I won’t say that Time Lapse is without its flaws; I had a tough time swallowing the friend’s transformation from mild sleazeball to straight up serial killer. I also felt that the central relationship was a little too underdeveloped and too many past events (that the viewer has no way of knowing about) come into play during the final few twists. The small scale of the movie worked great, however, I think the filmmakers actually undershot what they were capable of. I think that they should’ve expanded their scope and given us an even richer story, though I do understand that they were working with a small budget. And they did a wonderful job of logically keeping the events at a single location and maintaining a small yet entertaining and engaging cast.

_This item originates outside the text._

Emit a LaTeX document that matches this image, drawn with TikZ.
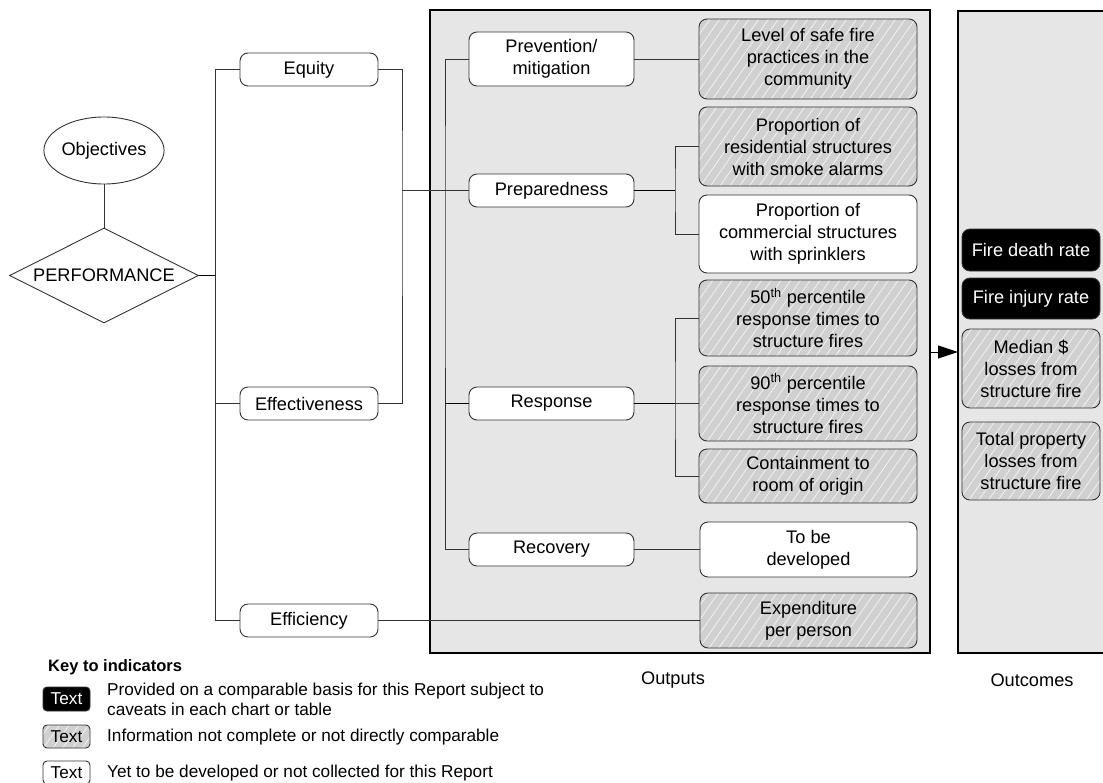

There’s no outrageous action or dazzling special effects, but if you want a thoughtful movie that explores the hard-hitting implications of time travel, give this one a shot. Don’t worry about trying to internalize even half of the stuff I’ve said on your first viewing. Just let the movie do its job and come to you. Then a couple of days later (or immediately after, if you’re able) watch it again and pick up any bits you may have missed. Besides, movies like this always yield deeper understanding when you can watch it again with the ending in mind. And then, when you’ve seen it a couple of times and developed some reasonable understanding of the plot and the time travel trickery at play, go back and take a look at it with my viewpoint in mind!